Marilyn Abalos, who has lived in Queens for many years, likes how Bloomberg ran New York City as its mayor for 11 years.
She believes Bloomberg has what it takes to reach different voters, including Asian Americans.
“The others are just a little bit divisive, or are too far to the left as they say and others just don’t have the numbers.”
But Abalos admitted Bloomberg has some work to do if he wants to be the Democratic presidential nominee, especially after the last Democratic presidential debate.
A Morning Consult poll conducted the day after Bloomberg’s debate debut last week showed that his weak performance on the Las Vegas stage cost him some votes.
From 20 percent of Democratic voters choosing him as their first choice down to 17 percent.

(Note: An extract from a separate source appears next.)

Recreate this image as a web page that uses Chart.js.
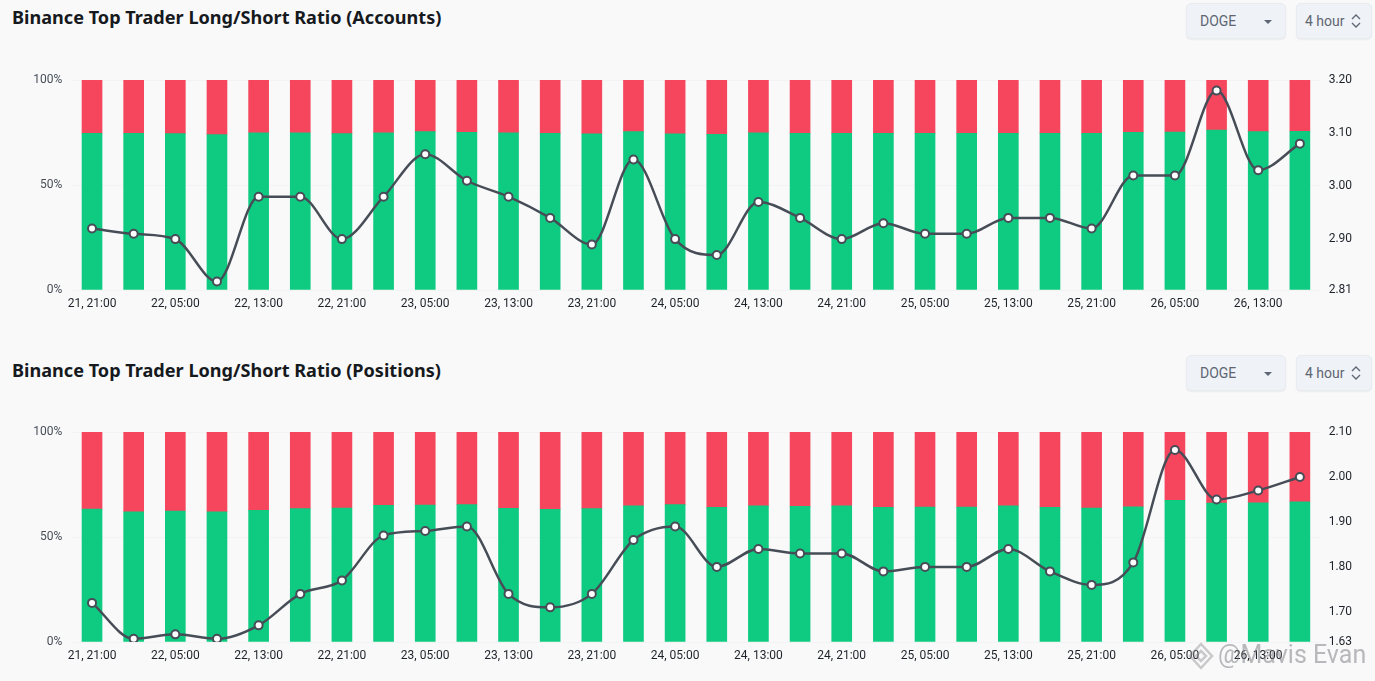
<!DOCTYPE html>
<html>
<head>
<meta charset="utf-8">
<title>Binance Top Trader Long/Short Ratio</title>
<script src="https://cdn.jsdelivr.net/npm/chart.js@4/dist/chart.umd.js"></script>
<style>
  html, body { margin: 0; padding: 0; background: #f9f9fa; overflow: hidden; }
  body { position: relative; width: 1375px; height: 681px; font-family: "Noto Sans", sans-serif; }
  canvas { position: absolute; left: 0; }
  #chartAccounts { top: 60px; }
  #chartPositions { top: 412px; }
  .title { position: absolute; left: 12px; margin: 0; font-size: 18.1px; font-weight: 700; color: #16191d; line-height: 24px; white-space: nowrap; }
  .pick { position: absolute; height: 36px; line-height: 34px; box-sizing: border-box; background: #eff2f6; border: 1px solid #e8ebef; border-radius: 5px; color: #5e6673; font-size: 14px; font-family: Roboto, sans-serif; box-shadow: 0 1px 2px rgba(0,0,0,0.06); }
  .coin { left: 1186px; width: 100px; padding-left: 13px; }
  .coin::after { content: ""; position: absolute; right: 13px; top: 16px; border-left: 4px solid transparent; border-right: 4px solid transparent; border-top: 4px solid #5e6673; }
  .period { left: 1296px; width: 76px; padding-left: 8px; }
  .period svg { position: absolute; right: 9px; top: 9px; }
  .mark { position: absolute; left: 1218px; top: 639px; font-size: 25px; font-family: Roboto, sans-serif; color: rgba(120,120,125,0.5); line-height: 32px; white-space: nowrap; }
  .markIcon { position: absolute; left: 1188px; top: 642px; }
</style>
</head>
<body>
<h2 class="title" style="top:5px">Binance Top Trader Long/Short Ratio (Accounts)</h2>
<div class="pick coin" style="top:3px">DOGE</div>
<div class="pick period" style="top:3px">4 hour<svg width="12" height="16" viewBox="0 0 12 16"><path d="M2 6l4-4 4 4M2 10l4 4 4-4" fill="none" stroke="#5e6673" stroke-width="1.3"/></svg></div>
<canvas id="chartAccounts" width="1375" height="260"></canvas>

<h2 class="title" style="top:358px">Binance Top Trader Long/Short Ratio (Positions)</h2>
<div class="pick coin" style="top:355px">DOGE</div>
<div class="pick period" style="top:355px">4 hour<svg width="12" height="16" viewBox="0 0 12 16"><path d="M2 6l4-4 4 4M2 10l4 4 4-4" fill="none" stroke="#5e6673" stroke-width="1.3"/></svg></div>
<canvas id="chartPositions" width="1375" height="260"></canvas>

<svg class="markIcon" width="26" height="28" viewBox="0 0 26 28"><path d="M13 2l11 12-11 12L2 14zM13 9l5 5-5 5-5-5z" fill="none" stroke="rgba(130,130,135,0.4)" stroke-width="2.5"/></svg>
<div class="mark">@Mavis Evan</div>

<script>
"use strict";

const categories = [
  "21, 21:00", "22, 01:00", "22, 05:00", "22, 09:00", "22, 13:00", "22, 17:00",
  "22, 21:00", "23, 01:00", "23, 05:00", "23, 09:00", "23, 13:00", "23, 17:00",
  "23, 21:00", "24, 01:00", "24, 05:00", "24, 09:00", "24, 13:00", "24, 17:00",
  "24, 21:00", "25, 01:00", "25, 05:00", "25, 09:00", "25, 13:00", "25, 17:00",
  "25, 21:00", "26, 01:00", "26, 05:00", "26, 09:00", "26, 13:00", "26, 17:00",
];

const percentTicks = [0, 50, 100];

const accountsLong = [
  74.6, 74.6, 74.5, 74.0, 74.9, 74.9, 74.5, 74.9, 75.4, 75.1,
  74.9, 74.6, 74.4, 75.4, 74.4, 74.1, 74.8, 74.6, 74.6, 74.6,
  74.6, 74.6, 74.6, 74.6, 74.6, 75.1, 75.2, 76.2, 75.4, 75.6,
];
const accountsShort = [
  25.4, 25.4, 25.5, 26.0, 25.1, 25.1, 25.5, 25.1, 24.6, 24.9,
  25.1, 25.4, 25.6, 24.6, 25.6, 25.9, 25.2, 25.4, 25.4, 25.4,
  25.4, 25.4, 25.4, 25.4, 25.4, 24.9, 24.8, 23.8, 24.6, 24.4,
];
const accountsRatio = [
  2.92, 2.91, 2.90, 2.82, 2.98, 2.98, 2.90, 2.98, 3.06, 3.01,
  2.98, 2.94, 2.89, 3.05, 2.90, 2.87, 2.97, 2.94, 2.90, 2.93,
  2.91, 2.91, 2.94, 2.94, 2.92, 3.02, 3.02, 3.18, 3.03, 3.08,
];
// the bottom label is rounded, the axis itself starts a little lower
const accountsRatioMin = 2.804;
const accountsRatioTicks = [2.90, 3.00, 3.10, 3.20];
const accountsRatioLabels = ["2.81", "2.90", "3.00", "3.10", "3.20"];

const positionsLong = [
  63.3, 62.0, 62.4, 62.0, 62.7, 63.5, 63.8, 65.1, 65.2, 65.4,
  63.6, 63.2, 63.5, 64.9, 65.4, 64.1, 64.8, 64.6, 64.8, 64.1,
  64.3, 64.3, 64.8, 64.1, 63.8, 64.4, 67.5, 66.2, 66.3, 66.8,
];
const positionsShort = [
  36.7, 38.0, 37.6, 38.0, 37.3, 36.5, 36.2, 34.9, 34.8, 34.6,
  36.4, 36.8, 36.5, 35.1, 34.6, 35.9, 35.2, 35.4, 35.2, 35.9,
  35.7, 35.7, 35.2, 35.9, 36.2, 35.6, 32.5, 33.8, 33.7, 33.2,
];
const positionsRatio = [
  1.72, 1.64, 1.65, 1.64, 1.67, 1.74, 1.77, 1.87, 1.88, 1.89,
  1.74, 1.71, 1.74, 1.86, 1.89, 1.80, 1.84, 1.83, 1.83, 1.79,
  1.80, 1.80, 1.84, 1.79, 1.76, 1.81, 2.06, 1.95, 1.97, 2.00,
];
const positionsRatioMin = 1.633;
const positionsRatioTicks = [1.70, 1.80, 1.90, 2.00, 2.10];
const positionsRatioLabels = ["1.63", "1.70", "1.80", "1.90", "2.00", "2.10"];

const tickFont = { family: "Roboto, sans-serif", size: 12 };

function buildChart(canvasId, longValues, shortValues, ratioValues, ratioMin, ratioTicks, ratioLabels) {
  return new Chart(document.getElementById(canvasId), {
    data: {
      labels: categories,
      datasets: [
        {
          type: "line",
          label: "Long/Short Ratio",
          data: ratioValues,
          yAxisID: "yRatio",
          order: 0,
          borderColor: "#474d57",
          borderWidth: 2.5,
          cubicInterpolationMode: "monotone",
          pointRadius: 4,
          pointBackgroundColor: "#ffffff",
          pointBorderColor: "#474d57",
          pointBorderWidth: 2,
        },
        {
          type: "bar",
          label: "Long",
          data: longValues,
          yAxisID: "yPercent",
          order: 1,
          backgroundColor: "#0ecb81",
          barThickness: 20,
        },
        {
          type: "bar",
          label: "Short",
          data: shortValues,
          yAxisID: "yPercent",
          order: 1,
          backgroundColor: "#f6465d",
          barThickness: 20,
        },
      ],
    },
    options: {
      responsive: false,
      animation: false,
      layout: { padding: { top: 20 } },
      plugins: { legend: { display: false }, tooltip: { enabled: false } },
      scales: {
        x: {
          stacked: true,
          grid: { display: false, drawTicks: false },
          border: { display: false },
          afterFit: (scale) => { scale.height = 30; },
          ticks: {
            autoSkip: false,
            maxRotation: 0,
            padding: 7,
            color: "#1e2329",
            font: tickFont,
            callback: function (value, index) {
              return index % 2 === 0 && index < 29 ? categories[index] : "";
            },
          },
        },
        yPercent: {
          position: "left",
          stacked: true,
          min: 0,
          max: 100,
          afterFit: (scale) => { scale.width = 71.2; },
          afterBuildTicks: (scale) => { scale.ticks = percentTicks.map((value) => ({ value })); },
          grid: { color: "#f2f3f4", drawTicks: false },
          border: { display: false },
          ticks: {
            padding: 9,
            color: "#474d57",
            font: tickFont,
            callback: (value) => value + "%",
          },
        },
        yRatio: {
          position: "right",
          min: ratioMin,
          max: ratioTicks[ratioTicks.length - 1],
          afterFit: (scale) => { scale.width = 54.3; },
          afterBuildTicks: (scale) => {
            scale.ticks = [ratioMin, ...ratioTicks].map((value) => ({ value }));
          },
          grid: { display: false, drawTicks: false },
          border: { display: false },
          ticks: {
            padding: 8,
            color: "#1e2329",
            font: tickFont,
            callback: (value, index) => ratioLabels[index],
          },
        },
      },
    },
  });
}

buildChart("chartAccounts", accountsLong, accountsShort, accountsRatio, accountsRatioMin, accountsRatioTicks, accountsRatioLabels);
buildChart("chartPositions", positionsLong, positionsShort, positionsRatio, positionsRatioMin, positionsRatioTicks, positionsRatioLabels);
</script>
</body>
</html>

Vermont Senator Bernie Sanders is leading among the candidates.
Policy aide Marian Guerra said it would be hard for many New Yorkers to see Bloomberg as a unifying candidate.
“He’s somebody who really touted stop and frisk and you see that really take prominence on a lot of conversations about who Mayor Bloomberg is, what he championed as a mayor and whether or not he’d be the best person to unite a broad swath of voters including Black, Latinos and Asian voters to beat Trump and he is not that person.”
“I should have acted sooner and faster to stop it. And for that, I have apologized.”
Other Filipino New Yorkers, meanwhile, are more open-minded when it comes to Bloomberg.
“aA long as you know what to do for the other people not just for yourself.”
Bloomberg has to face off with the other candidates on the debate stage one more time before Super Tuesday. Abalos said she’s confident he’ll do better.